Universitas Jember Sebagai Kampus Ramah Gender
Universitas Jember melalui kasus ini sebenarnya bisa mengambil langkah jitu untuk manarik simpati masyarakat. Salah satu syarat yang harus dipenuhi yaitu keterusterangan terhadap publik bahwa kasus pelecehan seksual sedang terjadi dalam wilayahnya dan mengusut tuntas kasus ini sampai pada akarnya. Lebih lanjut yaitu membuat regulasi yang tegas bahwa tidak ada ruang sedikitpun bagi predator seksual di lingkungan Universitas Jember. Tegas yang dimaksudkan adalah memecat pelakunya (atau sanksi semacamnya yang memberi efek jera) dan juga memberikan bantuan hukum terhadap korban agar pelaku mendapatkan hukuman yang diputuskan dalam pengadilan. Ketegasan tersebut menjadi jaminan perlindungan hukum bagi korban dari lembaga pendidikan yang hari ini masih banyak memilih bungkam karena tidak ada jaminan hukum ketika kasus yang menimpanya diangkat dapat diselesaikan.
Langkah yang paling nyata adalah membentuk sentra pengaduan dan perlindungan kekerasan seksual. Unit tersebut nantinya bisa berkolaborasi dengan pemerintah daerah ataupun pusat untuk rajin mensosialisasikan isu – isu sensitif tentang gender terhadap civitas akademik dan masyarakat secara luas. Dengan seperti itu akan semakin banyak orang yang memahami secara utuh bagaimana cara saling menghargai dalam perspektif gender. Lebih lanjut unit ini menjadi tempat konseling bagi para korban yang mengalami kekerasan seksual dengan harapan korban dapat memulihkan rasa traumanya dan dapat hidup normal seperti sebelumnya. Melalui unit ini pula kampanye penghapusan kekerasan seksual akan semakin menguat dan pada akhirnya cita – cita Universitas Jember menjadi kampus ramah gender dapat terwujud.
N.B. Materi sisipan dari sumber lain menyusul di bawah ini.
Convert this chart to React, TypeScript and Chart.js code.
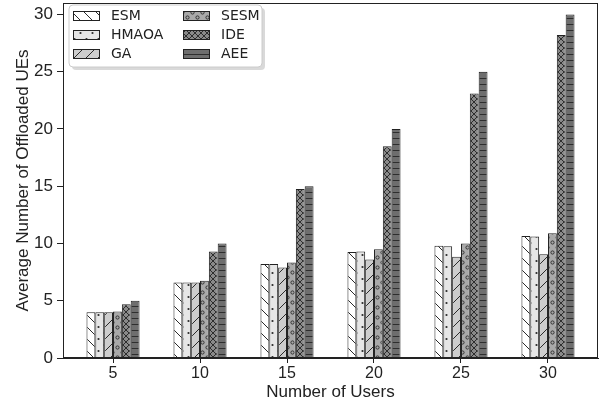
import React, { useEffect, useRef } from "react";
import { Chart, registerables } from "chart.js";

Chart.register(...registerables);

const USERS = ["5", "10", "15", "20", "25", "30"];
const SERIES_NAMES = ["ESM", "HMAOA", "GA", "SESM", "IDE", "AEE"];
const ESM = [4.0, 6.6, 8.2, 9.25, 9.8, 10.65];
const HMAOA = [4.0, 6.6, 8.2, 9.3, 9.75, 10.6];
const GA = [4.0, 6.6, 7.9, 8.6, 8.85, 9.05];
const SESM = [4.05, 6.75, 8.35, 9.5, 10.0, 10.9];
const IDE = [4.7, 9.3, 14.75, 18.5, 23.1, 28.2];
const AEE = [5.0, 10.0, 15.0, 20.0, 25.0, 30.0];
const Y_TICKS = [0, 5, 10, 15, 20, 25, 30];

const INK = "#222222";

function makePattern(kind: string): CanvasPattern | string {
  const c = document.createElement("canvas");
  const ctx = c.getContext("2d")!;
  const line = (x1: number, y1: number, x2: number, y2: number) => {
    ctx.beginPath();
    ctx.moveTo(x1, y1);
    ctx.lineTo(x2, y2);
    ctx.stroke();
  };
  ctx.strokeStyle = "#2a2a2a";
  ctx.fillStyle = "#2a2a2a";
  ctx.lineWidth = 1;
  if (kind === "ESM" || kind === "GA") {
    const s = 12;
    c.width = s; c.height = s;
    ctx.fillStyle = kind === "ESM" ? "#ffffff" : "#cdcdcd";
    ctx.fillRect(0, 0, s, s);
    ctx.strokeStyle = "#2a2a2a";
    if (kind === "ESM") {
      line(-2, -2, s + 2, s + 2);
      line(-2, s - 2, 2, s + 2);
      line(s - 2, -2, s + 2, 2);
    } else {
      line(-2, s + 2, s + 2, -2);
      line(-2, 2, 2, -2);
      line(s - 2, s + 2, s + 2, s - 2);
    }
  } else if (kind === "HMAOA") {
    const s = 12;
    c.width = s; c.height = s;
    ctx.fillStyle = "#e6e6e6";
    ctx.fillRect(0, 0, s, s);
    ctx.fillStyle = "#2a2a2a";
    ctx.beginPath(); ctx.arc(2.5, 3, 1.1, 0, Math.PI * 2); ctx.fill();
    ctx.beginPath(); ctx.arc(8.5, 9, 1.1, 0, Math.PI * 2); ctx.fill();
  } else if (kind === "SESM") {
    const s = 10;
    c.width = s; c.height = s;
    ctx.fillStyle = "#a9a9a9";
    ctx.fillRect(0, 0, s, s);
    ctx.strokeStyle = "#333333";
    ctx.beginPath(); ctx.arc(2.5, 2.5, 1.6, 0, Math.PI * 2); ctx.stroke();
    ctx.beginPath(); ctx.arc(7.5, 7.5, 1.6, 0, Math.PI * 2); ctx.stroke();
  } else if (kind === "IDE") {
    const s = 6;
    c.width = s; c.height = s;
    ctx.fillStyle = "#8a8a8a";
    ctx.fillRect(0, 0, s, s);
    ctx.strokeStyle = "#2e2e2e";
    line(-1, -1, s + 1, s + 1);
    line(-1, s + 1, s + 1, -1);
  } else {
    const s = 6;
    c.width = s; c.height = s;
    ctx.fillStyle = "#6e6e6e";
    ctx.fillRect(0, 0, s, s);
    ctx.strokeStyle = "#2e2e2e";
    line(0, 0.5, s, 0.5);
  }
  const p = ctx.createPattern(c, "repeat");
  return p || "#999";
}

const framePlugin = {
  id: "frameAndLegend",
  afterDraw(chart: any) {
    const { ctx, chartArea } = chart;
    ctx.save();
    ctx.strokeStyle = INK;
    ctx.lineWidth = 1;
    ctx.strokeRect(
      Math.round(chartArea.left) + 0.5,
      Math.round(chartArea.top) + 0.5,
      Math.round(chartArea.right - chartArea.left) - 1,
      Math.round(chartArea.bottom - chartArea.top) - 1
    );
    // legend
    const bx = 69, by = 5, bw = 193, bh = 62;
    const rr = (x: number, y: number, w: number, h: number, r: number) => {
      ctx.beginPath();
      ctx.moveTo(x + r, y);
      ctx.lineTo(x + w - r, y);
      ctx.quadraticCurveTo(x + w, y, x + w, y + r);
      ctx.lineTo(x + w, y + h - r);
      ctx.quadraticCurveTo(x + w, y + h, x + w - r, y + h);
      ctx.lineTo(x + r, y + h);
      ctx.quadraticCurveTo(x, y + h, x, y + h - r);
      ctx.lineTo(x, y + r);
      ctx.quadraticCurveTo(x, y, x + r, y);
      ctx.closePath();
    };
    rr(bx + 3, by + 3, bw, bh, 4);
    ctx.fillStyle = "rgba(0,0,0,0.15)";
    ctx.fill();
    rr(bx, by, bw, bh, 4);
    ctx.fillStyle = "#ffffff";
    ctx.fill();
    ctx.strokeStyle = "#cccccc";
    ctx.stroke();
    const datasets = chart.data.datasets;
    ctx.font = '14px "DejaVu Sans"';
    ctx.textBaseline = "middle";
    ctx.textAlign = "left";
    datasets.forEach((ds: any, i: number) => {
      const col = Math.floor(i / 3);
      const row = i % 3;
      const sx = col === 0 ? 73 : 183;
      const cy = 16 + row * 19;
      ctx.fillStyle = ds.backgroundColor;
      ctx.fillRect(sx, cy - 5, 27, 10);
      ctx.strokeStyle = INK;
      ctx.strokeRect(sx + 0.5, cy - 4.5, 26, 9);
      ctx.fillStyle = INK;
      ctx.fillText(ds.label, sx + 38, cy + 0.5);
    });
    ctx.restore();
  },
};

export default function App() {
  const ref = useRef<HTMLCanvasElement>(null);
  useEffect(() => {
    document.body.style.margin = "0";
    const seriesValues = [ESM, HMAOA, GA, SESM, IDE, AEE];
    const datasets = SERIES_NAMES.map((name, i) => ({
      label: name,
      data: seriesValues[i].map((v, j) => ({ x: j, y: v })),
      backgroundColor: makePattern(name) as any,
      borderColor: INK,
      borderWidth: 1,
      barPercentage: 1,
      categoryPercentage: 0.61,
    }));
    const chart = new Chart(ref.current!, {
      type: "bar",
      data: { datasets },
      options: {
        animation: false,
        responsive: false,
        maintainAspectRatio: false,
        layout: { padding: { top: 3, right: 12, left: 0, bottom: 0 } },
        plugins: { legend: { display: false }, tooltip: { enabled: false } },
        scales: {
          x: {
            type: "linear",
            offset: false,
            min: -0.575,
            max: 5.575,
            afterBuildTicks: (s: any) => {
              s.ticks = USERS.map((_, i) => ({ value: i }));
            },
            afterFit: (s: any) => {
              s.height = 45;
              s.paddingLeft = 0;
              s.paddingRight = 0;
            },
            ticks: {
              color: INK,
              font: { family: "Liberation Sans", size: 16 },
              padding: 1,
              callback: (v: any) => USERS[Math.round(v)] ?? "",
            },
            grid: { drawOnChartArea: false, drawTicks: true, tickLength: 5, color: INK, offset: false },
            border: { display: true, color: INK },
            title: {
              display: true,
              text: "Number of Users",
              color: INK,
              font: { family: "Liberation Sans", size: 17 },
              padding: { top: 0, bottom: 0 },
            },
          },
          y: {
            min: 0,
            max: 31,
            afterBuildTicks: (s: any) => {
              s.ticks = Y_TICKS.map((v) => ({ value: v }));
            },
            afterFit: (s: any) => {
              s.width = 63;
              s.paddingTop = 0;
              s.paddingBottom = 0;
            },
            ticks: {
              color: INK,
              font: { family: "Liberation Sans", size: 17 },
              padding: 4,
            },
            grid: { drawOnChartArea: false, drawTicks: true, tickLength: 6, color: INK },
            border: { display: true, color: INK },
            title: {
              display: true,
              text: "Average Number of Offloaded UEs",
              color: INK,
              font: { family: "Liberation Sans", size: 17 },
              padding: { top: 13, bottom: 0 },
            },
          },
        },
      },
      plugins: [framePlugin],
    });
    return () => chart.destroy();
  }, []);
  return <canvas ref={ref} width={610} height={403} style={{ display: "block" }} />;
}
Saya rasa cara seperti itu menjadi jurus ampuh bagi Universitas Jember menghadirkan suasana kampus yang ramah gender. Sekaligus bentuk nyata dukungan gerakan perempuan hadir dalam ruang publik. Jika hal ini menjadi kenyataan dan diberlakukan secara tegas sangat memungkinkan Universitas Jember menjadi lembaga pendidikan percontohan bagi kampus lain yang mengalami kasus serupa. Harapan ini semoga tidak hanya menjadi harapan semu, yang jelas semua ini tergantung pemangku jabatan di Universitas Jember apakah dapat menghadirkan suasana pendidikan yang ramah gender atau tidak.
*)Penulis adalah Direktur Utama Lembaga Pers Mahasiswa Islam Cabang Jember.